FOLHA - Quais são os riscos para economia em caso de reeleição?
FISHLOW -
O presidente Lula precisa fazer reformas. São necessárias mudanças microeconômicas, como a nova lei de falências. Em um novo mandato, o presidente deve enfatizar a área social, não só para os quatro anos. O Brasil necessita de reformas sociais para 25 anos. Lula tem de deixar claro o que tem a fazer.

FOLHA - Como o sr. analisa a política externa lulista?
FISHLOW -
O Brasil precisa de uma revisão da política externa. A Alca (Área de Livre Comércio das Américas) não existe mais. Veja a situação do Mercosul. Como conseqüência da estratégia da Argentina, o mercado não tem progredido da maneira esperada. Há limitações às exportações brasileiras. Todo ano surgem barreiras. Além disso, a entrada da Venezuela no Mercosul deixa o Brasil sujeito às decisões de Hugo Chávez. O país não vai conseguir um assento no Conselho de Segurança da ONU. Em vez de viajar tanto, Lula deveria ficar mais tempo em Brasília tratando da reforma política.

FOLHA - O que explica o desempenho da candidata Heloísa Helena?
FISHLOW -
Isso se deve ao desejo de um grupo do povo brasileiro que está decepcionado com a eleição do Lula. Um grupo mais esquerdista tem uma outra visão do país, quer a reestatização de empresas privatizadas pelo Fernando Henrique Cardoso. E esse grupo, o MST, por exemplo, quer mostrar sua importância a Lula, na esperança de que seja possível, num provável segundo mandato, ter um poder maior.

FOLHA - O tom agressivo da senadora não alerta o mercado?
FISHLOW -
O mercado financeiro dos EUA estava muito mais preocupado com as eleições no México do que com os 15% da Heloísa Helena. Ninguém espera que ela vá ganhar.

FOLHA - Que conselhos o sr. dava ao ex-presidente FHC?
FISHLOW -
Como acadêmicos nos conhecemos há 40 anos, em São Paulo. E mantive ligações contínuas com ele todos esses anos. Minha presença não estava ligada à política.
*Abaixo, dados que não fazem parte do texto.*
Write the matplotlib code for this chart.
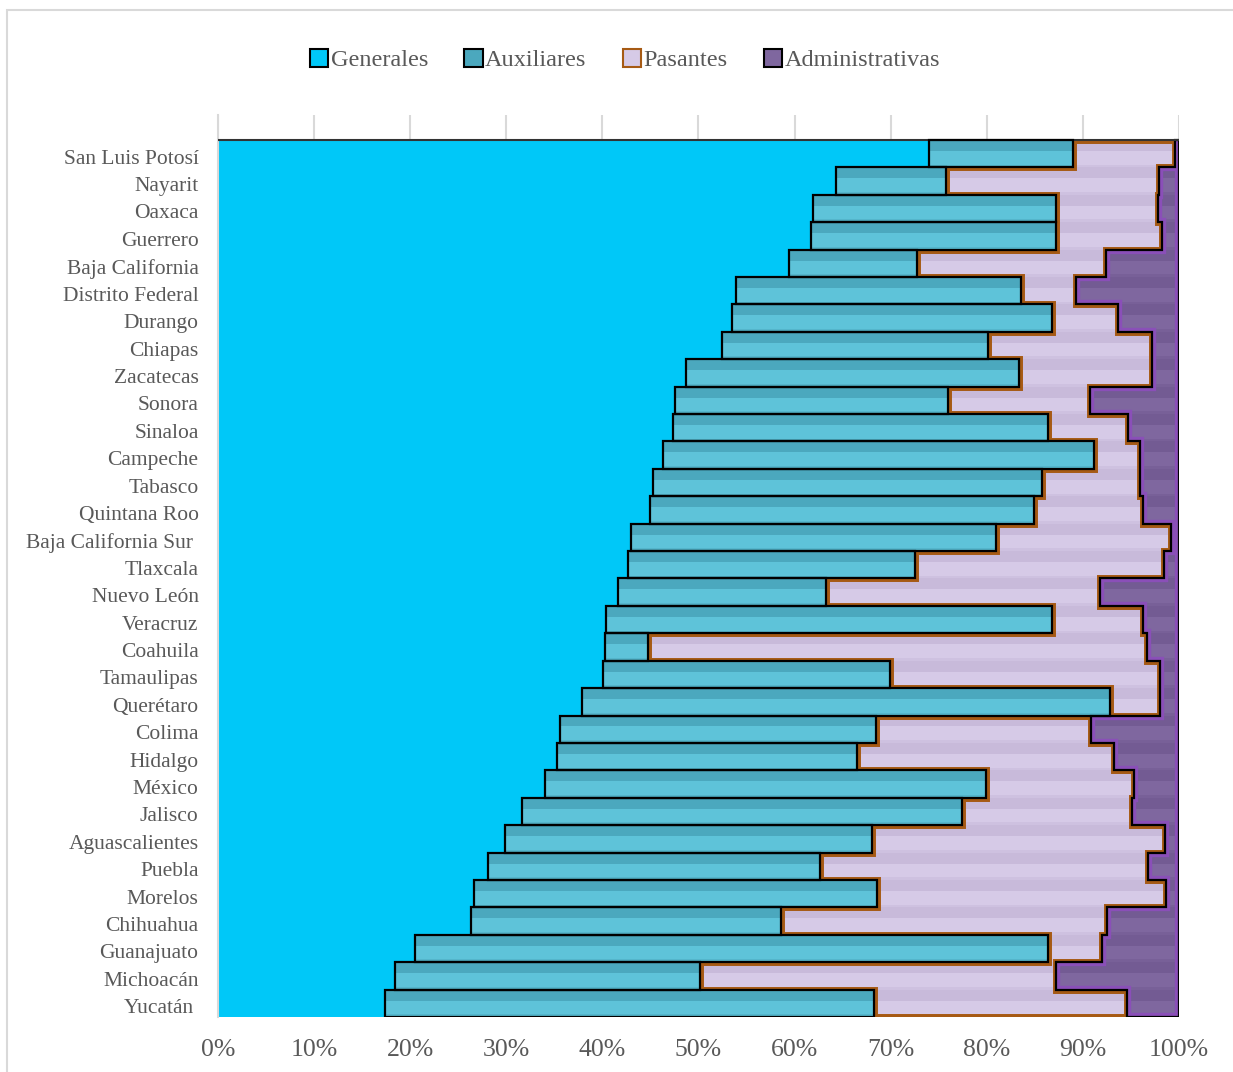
import numpy as np
import matplotlib
matplotlib.use("Agg")
import matplotlib.pyplot as plt
from matplotlib.patches import Polygon, Rectangle, Patch

estados = ["San Luis Potosí", "Nayarit", "Oaxaca", "Guerrero", "Baja California",
           "Distrito Federal", "Durango", "Chiapas", "Zacatecas", "Sonora", "Sinaloa",
           "Campeche", "Tabasco", "Quintana Roo", "Baja California Sur ", "Tlaxcala",
           "Nuevo León", "Veracruz", "Coahuila", "Tamaulipas", "Querétaro", "Colima",
           "Hidalgo", "México", "Jalisco", "Aguascalientes", "Puebla", "Morelos",
           "Chihuahua", "Guanajuato", "Michoacán", "Yucatán "]

# porcentaje de cada tipo de plaza por estado
generales = [74.0, 64.3, 61.9, 61.7, 59.4, 53.9, 53.5, 52.4, 48.7, 47.6, 47.3,
             46.3, 45.3, 45.0, 43.0, 42.7, 41.6, 40.4, 40.3, 40.1, 37.9, 35.6,
             35.3, 34.0, 31.6, 29.9, 28.1, 26.6, 26.3, 20.5, 18.4, 17.4]
auxiliares = [15.0, 11.5, 25.3, 25.5, 13.3, 29.7, 33.3, 27.7, 34.7, 28.4, 39.1,
              44.9, 40.4, 39.9, 38.0, 29.8, 21.7, 46.4, 4.4, 29.8, 54.9, 32.9,
              31.2, 45.9, 45.8, 38.2, 34.5, 42.0, 32.3, 65.9, 31.8, 50.9]
pasantes = [10.6, 22.1, 10.6, 11.0, 19.7, 5.7, 6.9, 17.1, 13.8, 14.7, 8.3,
            4.7, 10.2, 11.4, 18.2, 25.9, 28.5, 9.5, 52.0, 28.1, 5.2, 22.3,
            26.7, 15.4, 17.7, 30.4, 34.2, 30.0, 33.9, 5.6, 37.0, 26.3]
administrativas = [0.4, 2.1, 2.2, 1.8, 7.6, 10.7, 6.3, 2.8, 2.8, 9.3, 5.3,
                   4.1, 4.1, 3.7, 0.8, 1.6, 8.2, 3.7, 3.3, 2.0, 2.0, 9.2,
                   6.8, 4.7, 4.9, 1.5, 3.2, 1.4, 7.5, 8.0, 12.8, 5.4]
series = ["Generales", "Auxiliares", "Pasantes", "Administrativas"]

plt.rcParams['font.family'] = ['Liberation Serif', 'DejaVu Serif']
TXT = '#595959'

vals = np.array([generales, auxiliares, pasantes, administrativas])
vals = vals / vals.sum(axis=0) * 100
cum = np.vstack([np.zeros(len(estados)), np.cumsum(vals, axis=0)])
y = np.arange(len(estados))

fig = plt.figure(figsize=(12.33, 10.72), dpi=100)
fig.patches.append(Rectangle((7 / 1233, -0.1), 1.2, 1 - 10 / 1072 + 0.1,
                             transform=fig.transFigure, fill=False,
                             edgecolor='#D9D9D9', lw=1.5))
ax = fig.add_axes([0.1768, 0.0513, 0.7794, 0.8414])

# rellenos base y franja superior oscura (efecto bisel)
base = ['#00C8F8', '#5EC3D9', '#D6CAE7', '#7F679F']
top = ['#00C3F3', '#4BA8BE', '#C8BADA', '#735B93']
for k in range(4):
    ax.barh(y, vals[k], left=cum[k], height=1.0, color=base[k], lw=0, zorder=2)
    if k > 0:
        ax.barh(y - 0.3, vals[k], left=cum[k], height=0.4, color=top[k], lw=0, zorder=2.1)
        ax.barh(y + 0.45, vals[k], left=cum[k], height=0.1, color=top[k], lw=0,
                alpha=0.5, zorder=2.1)


def escalera(izq, der):
    pts = []
    for i in range(len(izq)):
        pts += [(izq[i], i - 0.5), (izq[i], i + 0.5)]
    for i in reversed(range(len(der))):
        pts += [(der[i], i + 0.5), (der[i], i - 0.5)]
    return pts


# contorno de la zona de pasantes
zona_p = Polygon(escalera(cum[2], cum[3]), closed=True, fill=False,
                 edgecolor='#A65A14', lw=5, zorder=3)
ax.add_patch(zona_p)
zona_p.set_clip_path(zona_p)

# contorno de la zona administrativa
zona_a = Polygon(escalera(cum[3], cum[4]), closed=True, fill=False,
                 edgecolor='#8A4FB8', lw=6, zorder=3)
ax.add_patch(zona_a)
zona_a.set_clip_path(zona_a)
ax.add_patch(Polygon(escalera(cum[3], cum[4]), closed=True, fill=False,
                     edgecolor='black', lw=1.6, zorder=3.2))

# barras de auxiliares con borde negro
ax.barh(y, vals[1], left=cum[1], height=1.0, fill=False, edgecolor='black',
        lw=1.6, zorder=4)
ax.plot([0, 100], [-0.5, -0.5], color='#333333', lw=1.5, zorder=3.5)

ax.set_xlim(0, 100)
ax.set_ylim(31.5, -1.41)
# etiquetas un poco por debajo del centro de cada fila
ax.set_yticks(y + 0.2)
ax.set_yticklabels(estados, fontsize=15.5, color=TXT, va='center')
ax.set_xticks(np.arange(0, 101, 10))
ax.set_xticklabels([f"{v}%" for v in range(0, 101, 10)], fontsize=18.5, color=TXT)
ax.tick_params(length=0)
ax.tick_params(axis='x', pad=16)
ax.tick_params(axis='y', pad=14)
ax.grid(axis='x', color='#D9D9D9', lw=1.5, zorder=0)
ax.set_axisbelow(True)
for s in ['top', 'right', 'bottom']:
    ax.spines[s].set_visible(False)
ax.spines['left'].set_color('#D9D9D9')
ax.spines['left'].set_linewidth(1.5)

handles = [Patch(facecolor=c, edgecolor='black', lw=1.5) for c in ['#00C8F8', '#4BA8BE', '#D6CAE7', '#7F679F']]
handles[2].set_edgecolor('#A65A14')
fig.legend(handles, series, loc='center', bbox_to_anchor=(0.507, 0.944), ncol=4,
           frameon=False, fontsize=17.5, handlelength=0.75, handleheight=0.8,
           handletextpad=0.1, columnspacing=1.5, labelcolor=TXT)

fig.savefig("out.png", dpi=100)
FOLHA - O sr. também dá palpites ao governo Lula?
FISHLOW -
Não. Eles não pedem e não dou, como conseqüência.

FOLHA - O que piorou desde a saída do PSDB do Planalto?
FISHLOW -
Imaginava-se, logo após a eleição, o governo de uma maioria fidedigna, como elemento da esquerda-centrista. Não aconteceu. Isso fragmentou a possibilidade de reformas das quais o país precisa.

FOLHA - Por que o Brasil não cresce, apesar de ter controlado a inflação?
FISHLOW -
O controle da inflação não é a maneira de crescer. É preciso investimento em poupança, avanço tecnológico contínuo, abertura ao exterior para importação de bens de capital avançados. Esse são os elementos que os países modernos investem para ter crescimento futuro.

FOLHA - O país perdeu a chance de deslanchar junto com a China e com a Índia?
FISHLOW -
Não. Índia e China ainda têm muitos problemas, como educação e política. Embora o Brasil não tenha aumentado a taxa de crescimento aos níveis asiáticos, não quer dizer que o país tenha perdido. O Brasil ainda tem um futuro que deve e pode aproveitar.

FOLHA - O governo foi ingênuo ao apostar na Rodada Doha?
FISHLOW -
O erro maior foi não tentar desenvolver as possibilidades de alterações da política de tarifas industriais, para a área de serviços e para proteção da propriedade intelectual. Havia área em que o país poderia ter avançado a discussão em vez de decidir que fosse necessário primeiro resolver a situação agrícola.

FOLHA - Que análise o sr. faz o Brasil nesse novo livro?
FISHLOW -
É uma tentativa de olhar melhor o passado para entender as opções futuras. A obra é focada na redemocratização e na construção de um novo país com o Plano Real. O Brasil ainda não perdeu o jogo.